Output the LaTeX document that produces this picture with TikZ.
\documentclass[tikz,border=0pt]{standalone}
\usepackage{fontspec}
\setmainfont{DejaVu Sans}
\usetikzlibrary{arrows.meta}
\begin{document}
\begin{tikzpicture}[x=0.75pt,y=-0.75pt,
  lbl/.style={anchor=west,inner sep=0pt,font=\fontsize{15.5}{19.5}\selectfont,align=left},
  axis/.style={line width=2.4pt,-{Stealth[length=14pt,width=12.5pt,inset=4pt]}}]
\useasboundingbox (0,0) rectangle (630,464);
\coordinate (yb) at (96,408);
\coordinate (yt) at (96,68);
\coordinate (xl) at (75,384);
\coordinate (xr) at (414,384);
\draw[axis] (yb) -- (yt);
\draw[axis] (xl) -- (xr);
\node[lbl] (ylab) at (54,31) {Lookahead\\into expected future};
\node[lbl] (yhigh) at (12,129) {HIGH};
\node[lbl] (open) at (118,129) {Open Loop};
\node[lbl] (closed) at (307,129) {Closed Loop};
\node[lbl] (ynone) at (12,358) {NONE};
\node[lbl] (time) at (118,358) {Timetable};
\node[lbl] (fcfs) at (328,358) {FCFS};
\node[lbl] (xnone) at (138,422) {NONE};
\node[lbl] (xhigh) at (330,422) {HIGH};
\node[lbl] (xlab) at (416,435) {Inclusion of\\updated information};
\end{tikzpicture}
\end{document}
...
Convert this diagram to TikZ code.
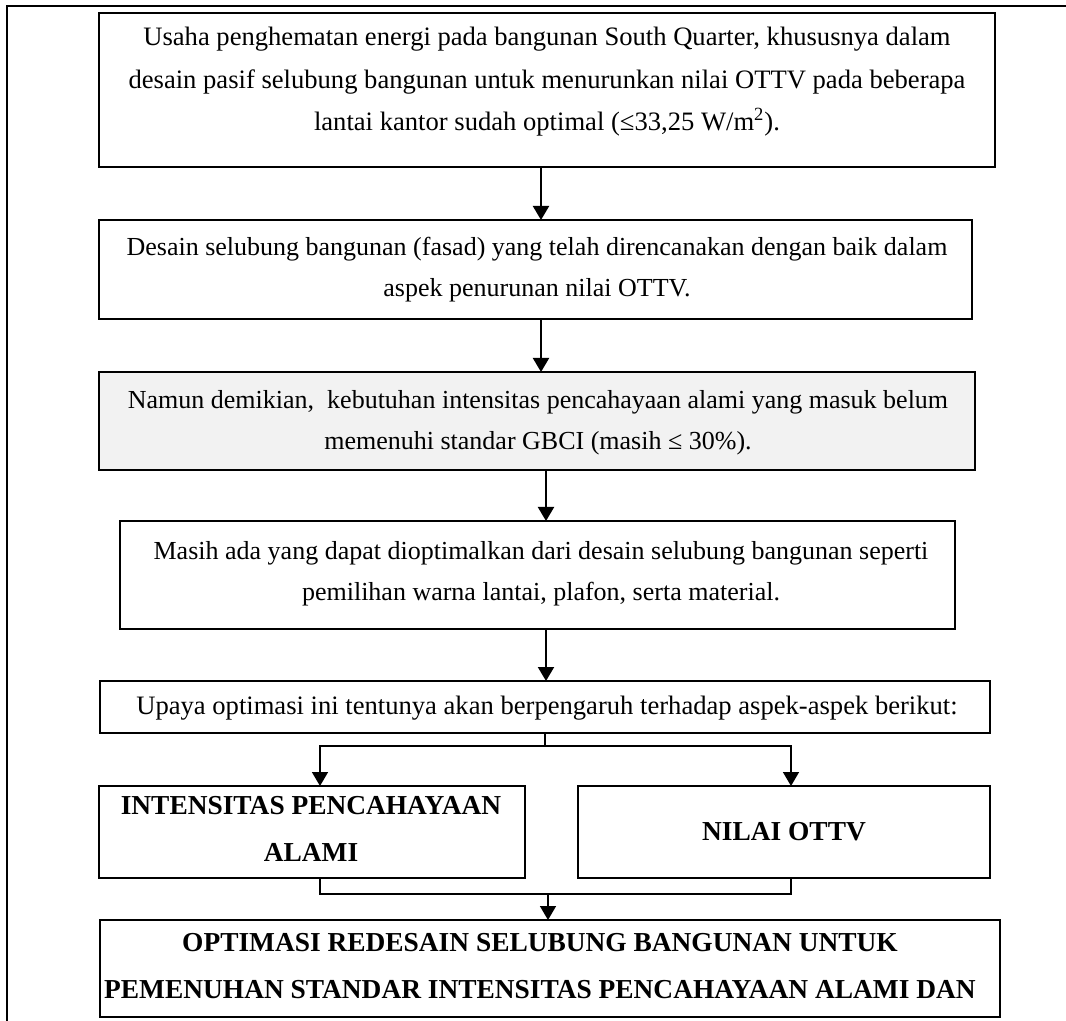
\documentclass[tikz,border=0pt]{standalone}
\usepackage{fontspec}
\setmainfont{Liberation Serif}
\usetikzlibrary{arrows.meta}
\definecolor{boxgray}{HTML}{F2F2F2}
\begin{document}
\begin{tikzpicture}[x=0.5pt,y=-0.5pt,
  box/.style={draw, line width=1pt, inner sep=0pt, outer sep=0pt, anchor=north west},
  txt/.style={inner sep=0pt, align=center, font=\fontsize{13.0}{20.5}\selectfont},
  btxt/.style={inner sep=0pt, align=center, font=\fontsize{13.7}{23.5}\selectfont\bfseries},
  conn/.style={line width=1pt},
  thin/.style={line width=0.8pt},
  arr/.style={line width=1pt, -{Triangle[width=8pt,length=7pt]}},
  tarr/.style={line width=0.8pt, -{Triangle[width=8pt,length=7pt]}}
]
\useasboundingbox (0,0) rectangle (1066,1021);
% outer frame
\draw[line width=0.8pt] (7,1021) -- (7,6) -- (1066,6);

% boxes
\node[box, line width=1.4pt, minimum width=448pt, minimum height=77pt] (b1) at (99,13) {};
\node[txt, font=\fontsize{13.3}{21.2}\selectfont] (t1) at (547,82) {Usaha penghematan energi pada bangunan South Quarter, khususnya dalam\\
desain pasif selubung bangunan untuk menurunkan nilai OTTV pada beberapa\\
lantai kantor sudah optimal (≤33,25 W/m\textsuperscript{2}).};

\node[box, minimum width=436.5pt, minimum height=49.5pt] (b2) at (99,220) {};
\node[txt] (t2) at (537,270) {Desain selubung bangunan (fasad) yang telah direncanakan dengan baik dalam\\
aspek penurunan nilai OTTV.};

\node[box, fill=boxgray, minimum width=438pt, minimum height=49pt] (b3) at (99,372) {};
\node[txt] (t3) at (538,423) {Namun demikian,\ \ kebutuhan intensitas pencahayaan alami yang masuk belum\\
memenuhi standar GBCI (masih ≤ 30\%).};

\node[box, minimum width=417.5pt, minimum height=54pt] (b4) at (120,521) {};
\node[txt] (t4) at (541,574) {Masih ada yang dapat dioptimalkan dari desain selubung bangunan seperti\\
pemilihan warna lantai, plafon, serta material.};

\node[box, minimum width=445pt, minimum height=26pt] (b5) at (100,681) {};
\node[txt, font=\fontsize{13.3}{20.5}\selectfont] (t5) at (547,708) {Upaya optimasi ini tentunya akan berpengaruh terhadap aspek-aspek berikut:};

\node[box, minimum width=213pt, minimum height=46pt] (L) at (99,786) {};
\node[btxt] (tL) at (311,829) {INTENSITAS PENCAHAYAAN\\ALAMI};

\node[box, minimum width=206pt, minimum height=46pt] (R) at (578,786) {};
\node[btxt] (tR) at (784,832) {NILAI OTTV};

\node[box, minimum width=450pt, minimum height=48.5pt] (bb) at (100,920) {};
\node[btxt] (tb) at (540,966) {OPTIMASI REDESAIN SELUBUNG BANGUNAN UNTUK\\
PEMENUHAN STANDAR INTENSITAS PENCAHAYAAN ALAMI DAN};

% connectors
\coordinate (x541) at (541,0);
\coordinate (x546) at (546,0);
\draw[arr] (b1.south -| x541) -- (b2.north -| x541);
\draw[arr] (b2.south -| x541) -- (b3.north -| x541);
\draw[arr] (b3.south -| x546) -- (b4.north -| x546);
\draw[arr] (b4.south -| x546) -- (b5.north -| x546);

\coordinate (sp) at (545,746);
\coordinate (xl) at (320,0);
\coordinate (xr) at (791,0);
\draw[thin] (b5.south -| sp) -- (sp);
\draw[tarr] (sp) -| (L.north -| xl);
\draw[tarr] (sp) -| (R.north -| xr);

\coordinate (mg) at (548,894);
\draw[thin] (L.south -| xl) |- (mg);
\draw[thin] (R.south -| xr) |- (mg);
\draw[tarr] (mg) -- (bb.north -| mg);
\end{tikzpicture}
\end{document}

## Short exercise
Give the number of lines that carry the word "this", with nothing added.

## Reply to the task
2